1 ARC Special Research Centre for Functional and Applied Genomics, Institute for Molecular Bioscience, University of Queensland, Brisbane, Qld 4072, Australia
2 Department of Biology and Biochemistry, University of Bath, Bath BA27AY, UK
3 Physics Department, University of Queensland, Brisbane, Qld 4072, Australia
4 Current address: Novartis Institute for Biomedical Research, Basel 4056, Switzerland
Genome Biology 2003, 5:P2 doi:10.1186/gb-2003-5-1-p2
This was the first version of this article to be made available publicly. This article was submitted to Genome Biology for peer review.Published: 15 December 2003
Increased biological complexity is generally associated with the addition of new genetic information, which must be integrated into the existing regulatory network that operates within the cell. General arguments on network control, as well as several recent genomic observations, indicate that regulatory gene number grows disproportionally fast with increasing genome size.
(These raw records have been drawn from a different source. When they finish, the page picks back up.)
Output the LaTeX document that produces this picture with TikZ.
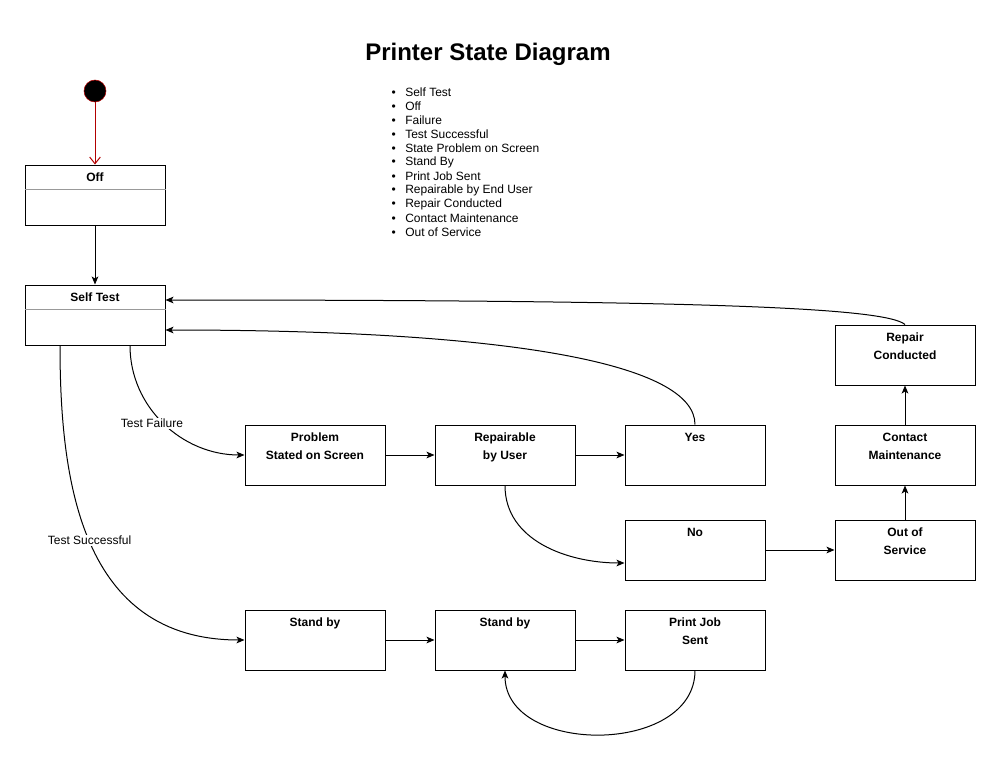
\documentclass[tikz,border=0pt]{standalone}
\usepackage{fontspec}
\setmainfont{Liberation Sans}
\usetikzlibrary{arrows.meta,calc,positioning}

\definecolor{initred}{HTML}{B20000}
\tikzset{
  state/.style={draw, line width=0.75pt, minimum width=105pt, minimum height=45pt, inner sep=0pt},
  boxtext/.style={font=\bfseries\fontsize{9}{13.5}\selectfont, align=center, inner sep=0pt, anchor=north, yshift=-6.2pt},
  divider/.style={draw=black!40, line width=0.75pt},
  arr/.style={line width=0.75pt, -{Stealth[length=6pt,width=5pt,inset=1.5pt]}},
  edgelabel/.style={font=\fontsize{9}{11}\selectfont, fill=white, inner sep=1pt},
  listitem/.style={font=\fontsize{9}{11}\selectfont, anchor=west, inner sep=0pt}
}

\begin{document}
\begin{tikzpicture}[x=0.75pt, y=-0.75pt]
    \useasboundingbox (0,0) rectangle (1001,761);

    % title and list
    \node [font=\bfseries\fontsize{18}{22}\selectfont] (title) at (488,54) {Printer State Diagram};
    \foreach \txt [count=\i from 0] in {Self Test, Off, Failure, Test Successful,
        State Problem on Screen, Stand By, Print Job Sent, Repairable by End User,
        Repair Conducted, Contact Maintenance, Out of Service}
      \node [listitem] (item\i) at (405,{92+14*\i}) {\llap{\textbullet\hspace{7pt}}\txt};

    % initial state
    \node [circle, fill=black, draw=initred, minimum size=16.5pt, inner sep=0pt] (init) at (95,91) {};

    % states
    \node [state, label={[boxtext]north:Off}] (off) at (95,195) {};
    \node [state, label={[boxtext]north:Self Test}] (self) at (95,315) {};
    \draw [divider] ([yshift=-18.75pt]off.north west) -- ([yshift=-18.75pt]off.north east);
    \draw [divider] ([yshift=-18.75pt]self.north west) -- ([yshift=-18.75pt]self.north east);

    \node [state, label={[boxtext]north:Problem\\Stated on Screen}] (prob) at (315,455) {};
    \node [state, label={[boxtext]north:Repairable\\by User}] (repuser) at (505,455) {};
    \node [state, label={[boxtext]north:Yes}] (yes) at (695,455) {};
    \node [state, label={[boxtext]north:No}] (no) at (695,550) {};
    \node [state, label={[boxtext]north:Out of\\Service}] (oos) at (905,550) {};
    \node [state, label={[boxtext]north:Contact\\Maintenance}] (contact) at (905,455) {};
    \node [state, label={[boxtext]north:Repair\\Conducted}] (repaired) at (905,355) {};
    \node [state, label={[boxtext]north:Stand by}] (stand1) at (315,640) {};
    \node [state, label={[boxtext]north:Stand by}] (stand2) at (505,640) {};
    \node [state, label={[boxtext]north:Print Job\\Sent}] (printjob) at (695,640) {};

    % transitions
    \draw [line width=0.75pt, initred, -{Straight Barb[length=5pt,width=8pt]}] (init) -- (off);
    \draw [arr] (off) -- (self);
    \draw [arr] ($(self.south)+(35,0)$) to [out=-90, in=180]
      node [edgelabel, pos=0.5, xshift=-9pt] {Test Failure} (prob.west);
    \draw [arr] ($(self.south)+(-35,0)$) to [out=-90, in=180, in looseness=1.2]
      node [edgelabel, pos=0.49] {Test Successful} (stand1.west);
    \draw [arr] (prob) -- (repuser);
    \draw [arr] (repuser) -- (yes);
    \draw [arr] (repuser.south) to [out=-90, in=180] ($(no.west)+(0,13)$);
    \draw [arr] (no) -- (oos);
    \draw [arr] (oos) -- (contact);
    \draw [arr] (contact) -- (repaired);
    \draw [arr] (repaired.north) .. controls +(-20,-17) and +(535,0) .. ($(self.east)+(0,-15)$);
    \draw [arr] (yes.north) .. controls +(0,-60) and +(350,0) .. ($(self.east)+(0,15)$);
    \draw [arr] (stand1) -- (stand2);
    \draw [arr] (stand2) -- (printjob);
    \draw [arr] (printjob.south) to [out=-90, in=-90, looseness=1.15] (stand2.south);
  \end{tikzpicture}
\end{document}
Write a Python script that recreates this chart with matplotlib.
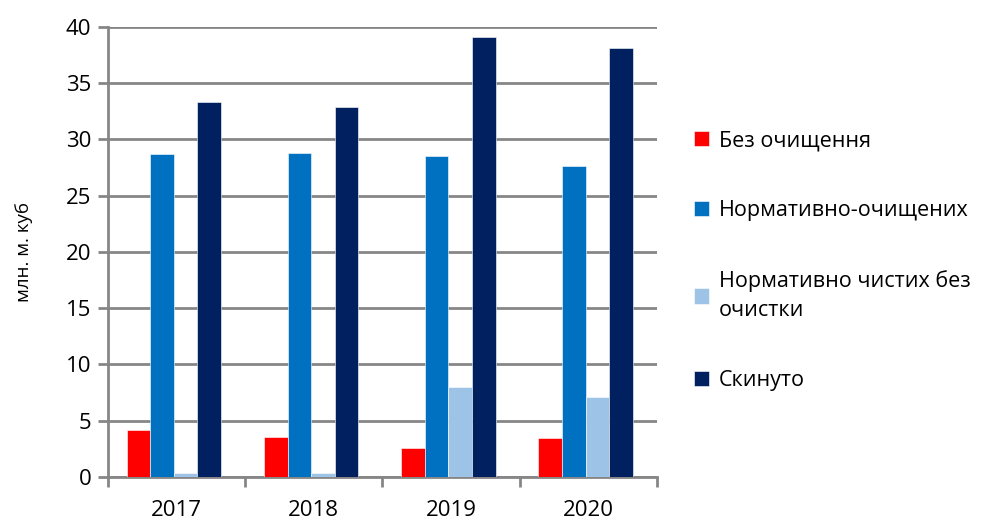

We present two models for the growth of regulatory networks. Both predict that the number of transcriptional regulators will scale quadratically with total gene number. This appears to be in good quantitative agreement with genomic data from 89 fully sequenced prokaryotes. Moreover, the empirical curve predicts that any new non-regulatory gene will be accompanied by more than one additional regulator beyond a genome size of about 20,000 genes, within a factor of two of the observed ceiling.
Our analysis places transcriptional regulatory networks in the class of accelerating networks. We suggest that prokaryotic complexity may have been limited throughout evolution by regulatory overhead, and conversely that complex eukaryotes must have bypassed this constraint by novel strategies.